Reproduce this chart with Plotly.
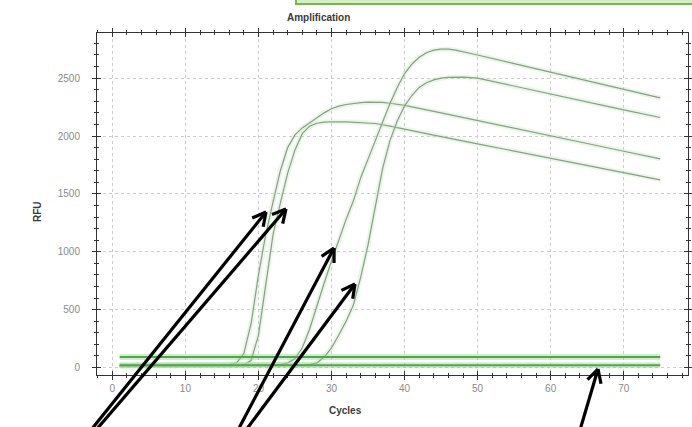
++++
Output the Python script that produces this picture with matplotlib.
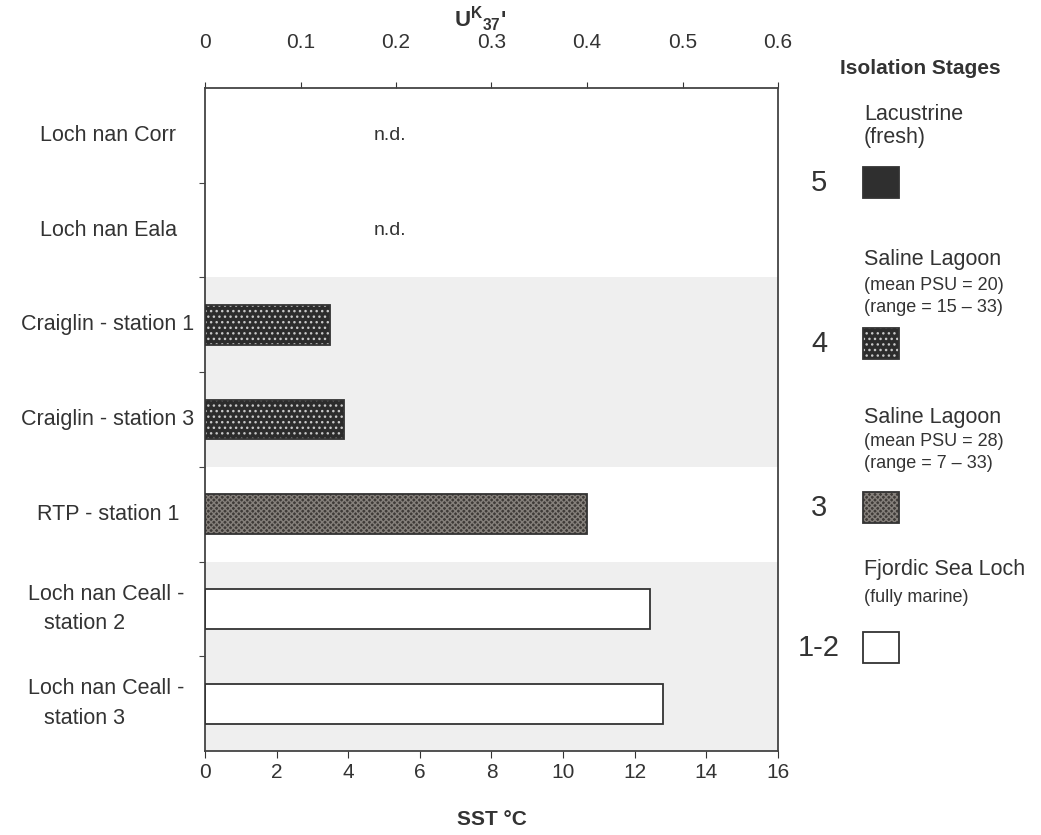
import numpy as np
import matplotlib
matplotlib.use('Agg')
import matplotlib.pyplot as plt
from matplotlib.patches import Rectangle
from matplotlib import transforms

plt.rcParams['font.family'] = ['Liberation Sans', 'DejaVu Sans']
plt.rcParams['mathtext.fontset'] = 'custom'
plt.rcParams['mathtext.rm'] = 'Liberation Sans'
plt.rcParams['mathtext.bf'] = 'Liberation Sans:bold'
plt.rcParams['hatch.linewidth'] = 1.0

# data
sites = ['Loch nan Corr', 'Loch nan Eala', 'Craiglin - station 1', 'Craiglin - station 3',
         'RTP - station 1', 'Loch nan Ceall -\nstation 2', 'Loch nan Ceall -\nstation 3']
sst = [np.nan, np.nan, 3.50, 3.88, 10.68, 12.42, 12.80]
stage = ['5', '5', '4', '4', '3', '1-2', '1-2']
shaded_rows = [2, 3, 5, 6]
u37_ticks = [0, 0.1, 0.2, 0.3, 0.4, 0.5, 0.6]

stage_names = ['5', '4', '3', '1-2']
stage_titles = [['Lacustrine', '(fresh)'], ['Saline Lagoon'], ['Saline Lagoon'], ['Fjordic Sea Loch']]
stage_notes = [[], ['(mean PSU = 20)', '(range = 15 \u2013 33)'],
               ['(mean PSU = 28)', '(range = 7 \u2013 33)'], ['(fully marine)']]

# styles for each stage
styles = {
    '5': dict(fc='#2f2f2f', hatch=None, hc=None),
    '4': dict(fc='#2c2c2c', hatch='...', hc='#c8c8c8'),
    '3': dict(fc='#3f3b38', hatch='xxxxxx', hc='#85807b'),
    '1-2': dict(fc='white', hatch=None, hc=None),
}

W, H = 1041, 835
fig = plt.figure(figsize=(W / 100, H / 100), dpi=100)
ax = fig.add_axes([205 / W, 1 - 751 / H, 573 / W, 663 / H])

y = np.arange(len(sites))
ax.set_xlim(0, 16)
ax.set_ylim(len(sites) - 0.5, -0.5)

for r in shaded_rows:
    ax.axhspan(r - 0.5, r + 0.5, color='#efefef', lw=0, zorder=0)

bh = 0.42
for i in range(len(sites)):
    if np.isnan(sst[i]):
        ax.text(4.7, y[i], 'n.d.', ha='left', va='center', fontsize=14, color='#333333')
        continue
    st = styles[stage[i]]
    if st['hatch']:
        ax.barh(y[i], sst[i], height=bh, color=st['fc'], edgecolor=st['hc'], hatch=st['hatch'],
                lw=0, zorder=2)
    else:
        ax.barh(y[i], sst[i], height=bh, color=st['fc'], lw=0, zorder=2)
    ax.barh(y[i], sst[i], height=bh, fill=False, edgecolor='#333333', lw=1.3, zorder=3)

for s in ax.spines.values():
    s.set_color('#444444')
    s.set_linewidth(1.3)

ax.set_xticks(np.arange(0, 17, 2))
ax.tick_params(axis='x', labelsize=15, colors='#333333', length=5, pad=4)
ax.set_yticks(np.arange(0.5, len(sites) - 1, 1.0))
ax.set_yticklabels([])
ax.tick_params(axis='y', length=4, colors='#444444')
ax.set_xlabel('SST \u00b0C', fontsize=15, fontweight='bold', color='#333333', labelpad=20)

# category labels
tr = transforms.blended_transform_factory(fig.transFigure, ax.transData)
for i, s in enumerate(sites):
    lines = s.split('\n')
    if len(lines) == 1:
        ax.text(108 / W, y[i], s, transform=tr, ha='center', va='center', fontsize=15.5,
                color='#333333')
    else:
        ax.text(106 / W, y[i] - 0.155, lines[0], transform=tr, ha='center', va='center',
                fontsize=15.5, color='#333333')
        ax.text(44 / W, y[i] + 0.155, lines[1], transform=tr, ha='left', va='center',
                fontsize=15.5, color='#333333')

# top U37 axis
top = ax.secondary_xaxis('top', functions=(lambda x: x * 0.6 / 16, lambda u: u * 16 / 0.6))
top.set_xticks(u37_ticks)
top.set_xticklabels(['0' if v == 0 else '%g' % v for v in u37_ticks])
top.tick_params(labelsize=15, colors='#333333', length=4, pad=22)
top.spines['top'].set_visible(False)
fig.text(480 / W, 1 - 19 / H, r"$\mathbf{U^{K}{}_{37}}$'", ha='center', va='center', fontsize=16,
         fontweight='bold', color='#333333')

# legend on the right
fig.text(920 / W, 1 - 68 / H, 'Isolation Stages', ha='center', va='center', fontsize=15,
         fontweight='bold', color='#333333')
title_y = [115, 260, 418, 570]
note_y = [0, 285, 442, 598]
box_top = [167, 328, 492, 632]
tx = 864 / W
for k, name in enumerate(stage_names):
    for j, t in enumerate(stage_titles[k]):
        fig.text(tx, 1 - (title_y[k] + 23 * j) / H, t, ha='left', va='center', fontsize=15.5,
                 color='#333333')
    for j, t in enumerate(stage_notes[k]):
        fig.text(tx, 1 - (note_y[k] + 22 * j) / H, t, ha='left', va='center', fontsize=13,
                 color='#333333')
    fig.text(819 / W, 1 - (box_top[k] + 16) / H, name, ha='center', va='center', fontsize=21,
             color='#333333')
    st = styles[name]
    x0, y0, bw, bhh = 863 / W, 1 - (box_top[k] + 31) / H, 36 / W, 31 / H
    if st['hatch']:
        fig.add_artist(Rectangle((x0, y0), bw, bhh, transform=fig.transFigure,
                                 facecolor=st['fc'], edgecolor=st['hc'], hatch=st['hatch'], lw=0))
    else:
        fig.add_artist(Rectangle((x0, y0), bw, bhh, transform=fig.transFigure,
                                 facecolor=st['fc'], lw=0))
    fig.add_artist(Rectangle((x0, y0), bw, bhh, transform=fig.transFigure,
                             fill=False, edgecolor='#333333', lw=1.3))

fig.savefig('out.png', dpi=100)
++++
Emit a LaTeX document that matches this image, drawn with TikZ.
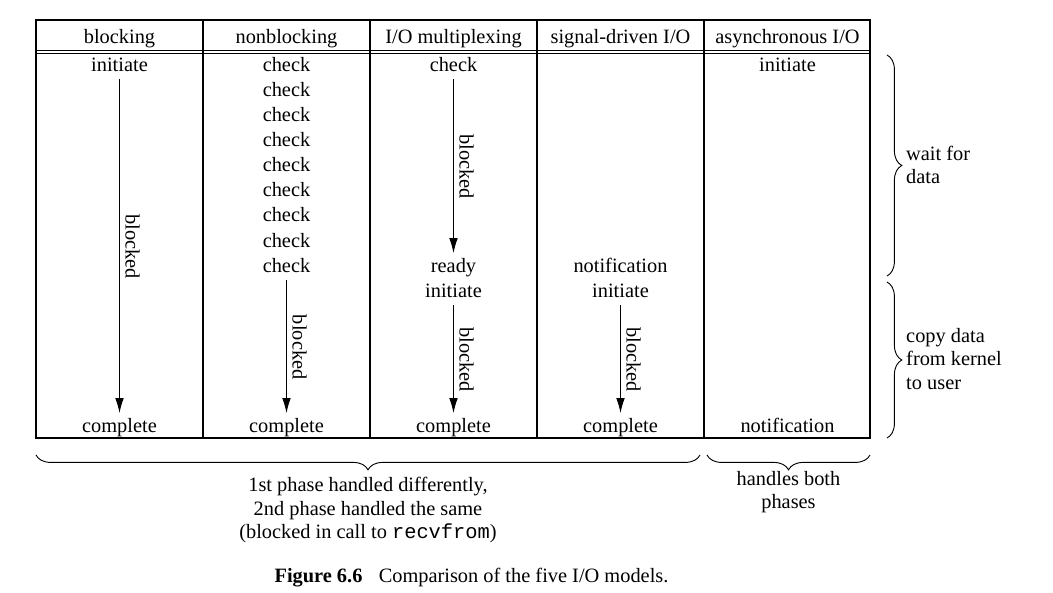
++++
[EXERCISE DETAILS] In the listing above, find the line with "Output the Python" and the line with "from matplotlib import transforms". Copy both of them and every line between, exactly, but not the pictures.

[OUTPUT OF THE TASK]
Output the Python script that produces this picture with matplotlib.
import numpy as np
import matplotlib
matplotlib.use('Agg')
import matplotlib.pyplot as plt
from matplotlib.patches import Rectangle
from matplotlib import transforms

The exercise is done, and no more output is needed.